It's usually best to get ahead of bad news. That seems to be the approach the artificial-intelligence lender Upstart (UPST 8.00%) is taking after announcing some preliminary second-quarter earnings numbers ahead of schedule and telling investors to brace for results that will be well below expectations.

Shares of Upstart are down more than 17% in after-hours trading on the heels of the news. Is the stock a buy, now that it's trading near all-time lows?

What happened

Upstart said it expects revenue for the second quarter to come in at around $228 million, far lower than the $295 million to $305 million the company initially guided for. Furthermore, Upstart told investors to expect its contribution margin to come in around 47%, which is more than the 45% it had guided for.

The company now expects to report a loss of between $27 million and $31 million. Previously, Upstart had expected to either break even or report a loss of as much as $4 million. As Dave Girouard, CEO of Upstart, said in a statement:

Our revenue was negatively impacted by two factors approximately equally. First, our marketplace is funding constrained, largely driven by concerns about the macroeconomy among lenders and capital market participants. Second, in Q2, we took action to convert loans on our balance sheet into cash, which, given the quickly increasing rate environment, negatively impacted our revenue.

Upstart originates personal and auto loans with the belief that it can assess the credit quality of borrowers better than traditional methods like Fair Isaac's FICO scoring. It then sells the majority of those loans to whole-loan buyers or institutional investors, who often securitize the loans. Upstart does this in order to get the loans off of its balance sheet and keep funding new originations.
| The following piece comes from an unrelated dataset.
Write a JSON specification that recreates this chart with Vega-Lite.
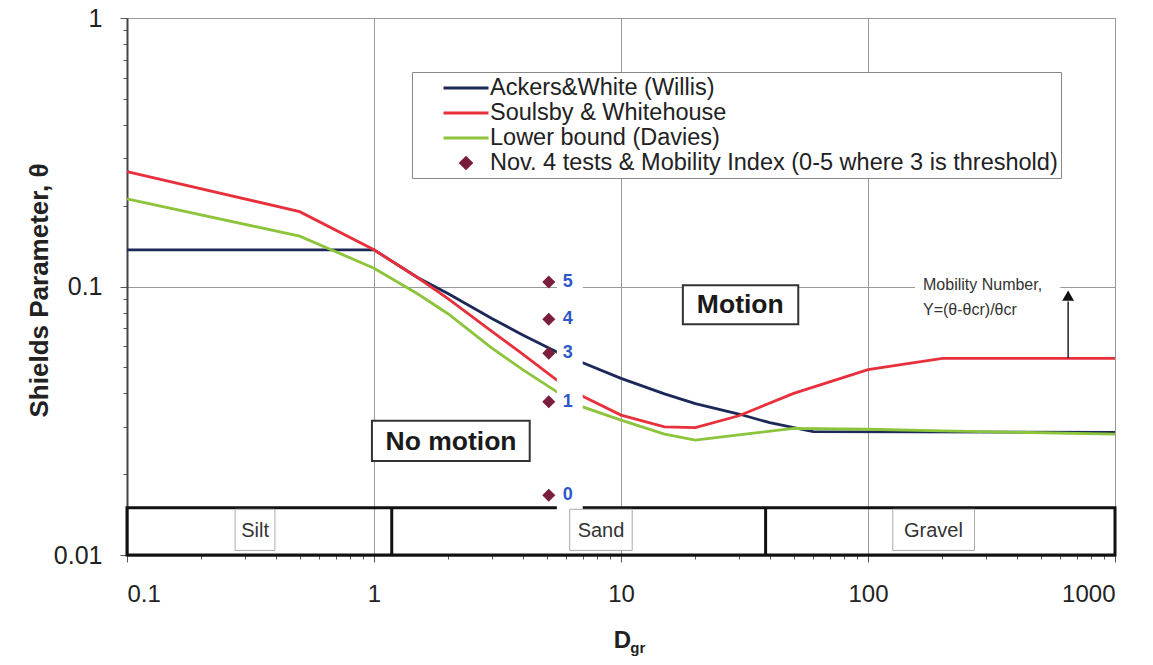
{
  "$schema": "https://vega.github.io/schema/vega-lite/v6.json",
  "width": 988,
  "height": 537,
  "autosize": {"type": "none"},
  "padding": {"left": 127, "top": 18, "right": 38, "bottom": 110},
  "background": "white",
  "config": {
    "font": "Liberation Sans",
    "view": {"stroke": "#888", "strokeWidth": 1}
  },
  "datasets": {
    "curves": [
      {"series": "Ackers&White (Willis)", "D": 0.1, "theta": 0.137},
      {"series": "Ackers&White (Willis)", "D": 1, "theta": 0.137},
      {"series": "Ackers&White (Willis)", "D": 1.5, "theta": 0.108},
      {"series": "Ackers&White (Willis)", "D": 2, "theta": 0.094},
      {"series": "Ackers&White (Willis)", "D": 3, "theta": 0.076},
      {"series": "Ackers&White (Willis)", "D": 4, "theta": 0.066},
      {"series": "Ackers&White (Willis)", "D": 5.5, "theta": 0.057},
      {"series": "Ackers&White (Willis)", "D": 7, "theta": 0.052},
      {"series": "Ackers&White (Willis)", "D": 10, "theta": 0.0455},
      {"series": "Ackers&White (Willis)", "D": 15, "theta": 0.0398},
      {"series": "Ackers&White (Willis)", "D": 20, "theta": 0.0366},
      {"series": "Ackers&White (Willis)", "D": 30, "theta": 0.0335},
      {"series": "Ackers&White (Willis)", "D": 40, "theta": 0.0311},
      {"series": "Ackers&White (Willis)", "D": 60, "theta": 0.0288},
      {"series": "Ackers&White (Willis)", "D": 1000, "theta": 0.0286},
      {"series": "Soulsby & Whitehouse", "D": 0.1, "theta": 0.268},
      {"series": "Soulsby & Whitehouse", "D": 0.5, "theta": 0.19},
      {"series": "Soulsby & Whitehouse", "D": 1, "theta": 0.137},
      {"series": "Soulsby & Whitehouse", "D": 1.5, "theta": 0.108},
      {"series": "Soulsby & Whitehouse", "D": 2, "theta": 0.09},
      {"series": "Soulsby & Whitehouse", "D": 3, "theta": 0.068},
      {"series": "Soulsby & Whitehouse", "D": 4, "theta": 0.056},
      {"series": "Soulsby & Whitehouse", "D": 5.5, "theta": 0.0448},
      {"series": "Soulsby & Whitehouse", "D": 7, "theta": 0.039},
      {"series": "Soulsby & Whitehouse", "D": 10, "theta": 0.0332},
      {"series": "Soulsby & Whitehouse", "D": 15, "theta": 0.03},
      {"series": "Soulsby & Whitehouse", "D": 20, "theta": 0.0298},
      {"series": "Soulsby & Whitehouse", "D": 30, "theta": 0.033},
      {"series": "Soulsby & Whitehouse", "D": 50, "theta": 0.04},
      {"series": "Soulsby & Whitehouse", "D": 100, "theta": 0.049},
      {"series": "Soulsby & Whitehouse", "D": 200, "theta": 0.054},
      {"series": "Soulsby & Whitehouse", "D": 1000, "theta": 0.054},
      {"series": "Lower bound (Davies)", "D": 0.1, "theta": 0.212},
      {"series": "Lower bound (Davies)", "D": 0.5, "theta": 0.154},
      {"series": "Lower bound (Davies)", "D": 1, "theta": 0.117},
      {"series": "Lower bound (Davies)", "D": 1.5, "theta": 0.094},
      {"series": "Lower bound (Davies)", "D": 2, "theta": 0.079},
      {"series": "Lower bound (Davies)", "D": 3, "theta": 0.059},
      {"series": "Lower bound (Davies)", "D": 4, "theta": 0.049},
      {"series": "Lower bound (Davies)", "D": 5.5, "theta": 0.0405},
      {"series": "Lower bound (Davies)", "D": 7, "theta": 0.0356},
      {"series": "Lower bound (Davies)", "D": 10, "theta": 0.0318},
      {"series": "Lower bound (Davies)", "D": 15, "theta": 0.0282},
      {"series": "Lower bound (Davies)", "D": 20, "theta": 0.0268},
      {"series": "Lower bound (Davies)", "D": 30, "theta": 0.028},
      {"series": "Lower bound (Davies)", "D": 50, "theta": 0.0296},
      {"series": "Lower bound (Davies)", "D": 100, "theta": 0.0294},
      {"series": "Lower bound (Davies)", "D": 200, "theta": 0.029},
      {"series": "Lower bound (Davies)", "D": 1000, "theta": 0.0282}
    ],
    "tests": [
      {"D": 5.1, "theta": 0.104, "index": "5"},
      {"D": 5.1, "theta": 0.0755, "index": "4"},
      {"D": 5.1, "theta": 0.0564, "index": "3"},
      {"D": 5.1, "theta": 0.0372, "index": "1"},
      {"D": 5.1, "theta": 0.0167, "index": "0"}
    ],
    "band": [{"x1": 0.1, "x2": 1000, "y1": 0.01, "y2": 0.015}],
    "dividers": [{"D": 1.18, "y1": 0.01, "y2": 0.015}, {"D": 38.5, "y1": 0.01, "y2": 0.015}],
    "regions": [
      {"name": "Motion", "D": 30.4, "theta": 0.0852, "x1": 17.8, "x2": 52.2, "y1": 0.0724, "y2": 0.101},
      {"name": "No motion", "D": 2.05, "theta": 0.0264, "x1": 0.981, "x2": 4.27, "y1": 0.0224, "y2": 0.0316}
    ],
    "masks": [
      {"x1": 5.5, "x2": 7.0, "y1": 0.0312, "y2": 0.1233},
      {"x1": 5.5, "x2": 7.0, "y1": 0.0141, "y2": 0.0191},
      {"x1": 155, "x2": 600, "y1": 0.076, "y2": 0.108}
    ],
    "zones": [
      {"name": "Silt", "D": 0.33, "theta": 0.0123, "x1": 0.274, "x2": 0.397, "y1": 0.0104, "y2": 0.0148},
      {"name": "Sand", "D": 8.3, "theta": 0.0123, "x1": 6.2, "x2": 11.1, "y1": 0.0104, "y2": 0.0148},
      {"name": "Gravel", "D": 184, "theta": 0.0123, "x1": 126, "x2": 270, "y1": 0.0104, "y2": 0.0148}
    ],
    "arrow": [{"D": 646, "y1": 0.054, "y2": 0.088, "tip": 0.0925}],
    "notes": [
      {"text": "Mobility Number,", "D": 167, "theta": 0.1013},
      {"text": "Y=(θ-θcr)/θcr", "D": 167, "theta": 0.0817}
    ],
    "subscript": [{"text": "gr", "D": 10.9, "theta": 0.0045}]
  },
  "encoding": {
    "x": {"type": "quantitative", "scale": {"type": "log", "domain": [0.1, 1000], "nice": false}},
    "y": {"type": "quantitative", "scale": {"type": "log", "domain": [0.01, 1], "nice": false}}
  },
  "layer": [
    {
      "data": {"name": "curves"},
      "mark": {"type": "line", "strokeWidth": 2.8},
      "encoding": {
        "x": {
          "field": "D", "type": "quantitative",
          "scale": {"type": "log", "domain": [0.1, 1000], "nice": false},
          "axis": {
            "title": "D",
            "titleFontSize": 24, "titleFontWeight": "bold", "titleColor": "#222",
            "titleX": 495, "titleY": 85, "titleBaseline": "middle", "titleAlign": "center",
            "values": [0.1, 0.2, 0.3, 0.4, 0.5, 0.6, 0.7, 0.8, 0.9, 1, 2, 3, 4, 5, 6, 7, 8, 9, 10, 20, 30, 40, 50, 60, 70, 80, 90, 100, 200, 300, 400, 500, 600, 700, 800, 900, 1000],
            "format": "~g",
            "labelExpr": "abs(log(datum.value)/LN10 - round(log(datum.value)/LN10)) < 0.001 ? datum.label : ''",
            "labelFontSize": 24, "labelColor": "#222", "labelPadding": 20, "labelFlush": true, "labelOverlap": false,
            "grid": true, "gridColor": "#999", "gridWidth": 1,
            "gridOpacity": {"condition": {"test": "abs(log(datum.value)/LN10 - round(log(datum.value)/LN10)) < 0.001", "value": 1}, "value": 0},
            "tickColor": "#555",
            "tickSize": {"condition": {"test": "abs(log(datum.value)/LN10 - round(log(datum.value)/LN10)) < 0.001", "value": 7}, "value": 4},
            "domainColor": "#222", "domainWidth": 2
          }
        },
        "y": {
          "field": "theta", "type": "quantitative",
          "scale": {"type": "log", "domain": [0.01, 1], "nice": false},
          "axis": {
            "title": "Shields Parameter, θ",
            "titleFontSize": 26, "titleFontWeight": "bold", "titleColor": "#222",
            "titleX": -88, "titleY": 272, "titleBaseline": "middle", "titleAlign": "center",
            "values": [0.01, 0.02, 0.03, 0.04, 0.05, 0.06, 0.07, 0.08, 0.09, 0.1, 0.2, 0.3, 0.4, 0.5, 0.6, 0.7, 0.8, 0.9, 1],
            "format": "~g",
            "labelExpr": "abs(log(datum.value)/LN10 - round(log(datum.value)/LN10)) < 0.001 ? datum.label : ''",
            "labelFontSize": 25, "labelColor": "#222", "labelPadding": 18, "labelFlush": false, "labelOverlap": false,
            "grid": true, "gridColor": "#999", "gridWidth": 1,
            "gridOpacity": {"condition": {"test": "abs(log(datum.value)/LN10 - round(log(datum.value)/LN10)) < 0.001", "value": 1}, "value": 0},
            "tickColor": "#555",
            "tickSize": {"condition": {"test": "abs(log(datum.value)/LN10 - round(log(datum.value)/LN10)) < 0.001", "value": 7}, "value": 4},
            "domainColor": "#444", "domainWidth": 2
          }
        },
        "color": {
          "field": "series", "type": "nominal",
          "scale": {
            "domain": ["Ackers&White (Willis)", "Soulsby & Whitehouse", "Lower bound (Davies)", "Nov. 4 tests & Mobility Index (0-5 where 3 is threshold)"],
            "range": ["#1b2858", "#e8303c", "#8cc43c", "#7b1d3d"]
          },
          "legend": {
            "title": null,
            "orient": "none", "legendX": 285, "legendY": 54,
            "strokeColor": "#888", "fillColor": "white", "padding": 3,
            "symbolType": "M-2,0H2", "symbolSize": 506, "symbolStrokeWidth": 3, "symbolOffset": 38,
            "labelFontSize": 23.5, "labelColor": "#222", "labelOffset": 11, "rowPadding": -3, "labelLimit": 700,
            "encode": {"symbols": {"update": {
              "shape": {"signal": "datum.label == 'Nov. 4 tests & Mobility Index (0-5 where 3 is threshold)' ? 'diamond' : 'M-2,0H2'"},
              "size": {"signal": "datum.label == 'Nov. 4 tests & Mobility Index (0-5 where 3 is threshold)' ? 110 : 506"},
              "fill": {"signal": "datum.label == 'Nov. 4 tests & Mobility Index (0-5 where 3 is threshold)' ? '#7b1d3d' : 'transparent'"}
            }}}
          }
        }
      }
    },
    {
      "data": {"name": "band"},
      "mark": {"type": "rect", "fill": null, "fillOpacity": 0, "stroke": "#111", "strokeWidth": 3},
      "encoding": {"x": {"field": "x1"}, "x2": {"field": "x2"}, "y": {"field": "y1"}, "y2": {"field": "y2"}}
    },
    {
      "data": {"name": "dividers"},
      "mark": {"type": "rule", "stroke": "#111", "strokeWidth": 3},
      "encoding": {"x": {"field": "D"}, "y": {"field": "y1"}, "y2": {"field": "y2"}}
    },
    {
      "data": {"name": "regions"},
      "mark": {"type": "rect", "fill": "white", "stroke": "#333", "strokeWidth": 2},
      "encoding": {"x": {"field": "x1"}, "x2": {"field": "x2"}, "y": {"field": "y1"}, "y2": {"field": "y2"}}
    },
    {
      "data": {"name": "regions"},
      "mark": {"type": "text", "fontSize": 26.5, "fontWeight": "bold", "color": "#1a1a1a", "align": "center", "baseline": "middle"},
      "encoding": {"x": {"field": "D"}, "y": {"field": "theta"}, "text": {"field": "name"}}
    },
    {
      "data": {"name": "masks"},
      "mark": {"type": "rect", "fill": "white", "strokeWidth": 0},
      "encoding": {"x": {"field": "x1"}, "x2": {"field": "x2"}, "y": {"field": "y1"}, "y2": {"field": "y2"}}
    },
    {
      "data": {"name": "zones"},
      "mark": {"type": "rect", "fill": "white", "stroke": "#aaa", "strokeWidth": 1},
      "encoding": {"x": {"field": "x1"}, "x2": {"field": "x2"}, "y": {"field": "y1"}, "y2": {"field": "y2"}}
    },
    {
      "data": {"name": "zones"},
      "mark": {"type": "text", "fontSize": 20, "color": "#333", "align": "center", "baseline": "middle"},
      "encoding": {"x": {"field": "D"}, "y": {"field": "theta"}, "text": {"field": "name"}}
    },
    {
      "data": {"name": "arrow"},
      "mark": {"type": "rule", "stroke": "#222", "strokeWidth": 1.5},
      "encoding": {"x": {"field": "D"}, "y": {"field": "y1"}, "y2": {"field": "y2"}}
    },
    {
      "data": {"name": "arrow"},
      "mark": {"type": "point", "shape": "triangle-up", "filled": true, "color": "#111", "size": 140, "opacity": 1},
      "encoding": {"x": {"field": "D"}, "y": {"field": "tip"}}
    },
    {
      "data": {"name": "notes"},
      "mark": {"type": "text", "fontSize": 16, "color": "#333", "align": "left", "baseline": "middle"},
      "encoding": {"x": {"field": "D"}, "y": {"field": "theta"}, "text": {"field": "text"}}
    },
    {
      "data": {"name": "subscript"},
      "mark": {"type": "text", "fontSize": 15, "fontWeight": "bold", "color": "#222", "align": "left", "baseline": "middle"},
      "encoding": {"x": {"field": "D"}, "y": {"field": "theta"}, "text": {"field": "text"}}
    },
    {
      "data": {"name": "tests"},
      "mark": {"type": "point", "shape": "diamond", "filled": true, "color": "#7b1d3d", "size": 170, "opacity": 1},
      "encoding": {"x": {"field": "D"}, "y": {"field": "theta"}}
    },
    {
      "data": {"name": "tests"},
      "mark": {"type": "text", "fontSize": 18, "fontWeight": "bold", "color": "#2e57c9", "align": "left", "baseline": "middle", "dx": 14},
      "encoding": {"x": {"field": "D"}, "y": {"field": "theta"}, "text": {"field": "index"}}
    }
  ]
}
With the economy seeming to be heading for recession and interest rates rising aggressively, investors are a lot less willing to invest in and take on Upstart loans -- especially those to borrowers at the lower end of the credit spectrum. Their cost of funding has gone up and there's more likelihood borrowers will default in a down economy.

By converting loans to cash, it looks like Upstart took a loss on loans it had been holding on its balance sheet, which spooked investors when the company disclosed this information in its first-quarter earnings report. Analysts and investors want Upstart to run a capital-light operation and not take on actual credit risk from borrowers.

Meanwhile, Upstart's CFO Sanjay Datta said Upstart-powered loans being held by banks and credit union partners are still performing well and delivering returns in line with or above expectations. For non-bank loan investors, Datta said vintages from 2018 and 2020 have significantly outperformed, while 2021 vintages are within 1% of the company's loss expectations.

"We believe our models are well calibrated to economic conditions and are currently targeting returns in excess of 10 percent," Datta said.

Upstart loan defaults.

Image source: Upstart.

Is Upstart stock a buy?

While the fintech stock, which at one point last year traded for $390, has come crashing down to below $28, I'd avoid buying shares of Upstart right now. Noone is sure how long the funding issues will last, and even if they clear up, investors are likely to demand higher returns, which will slow overall origination volume.

Investors aren't going to be willing to take on Upstart-powered loans made to borrowers with weaker credit any time soon, which is what enabled Upstart to really increase origination volume in prior quarters. All of this should lead to much lower origination volume this year than investors anticipated, and therefore lower revenue.

Furthermore, Upstart needs to prove its fundamental thesis of being able to better underwrite loans. Sure, its earlier vintage loans have done well, but those were made when the government was pumping lots of money into the economy, largely propping up borrowers. Upstart-powered loans being held by credit union and bank partners are likely made to mostly higher-quality borrowers.

I would like to see how 2021 vintage loans and those made this year hold up in the current environment. Until then, I'm staying away from the stock.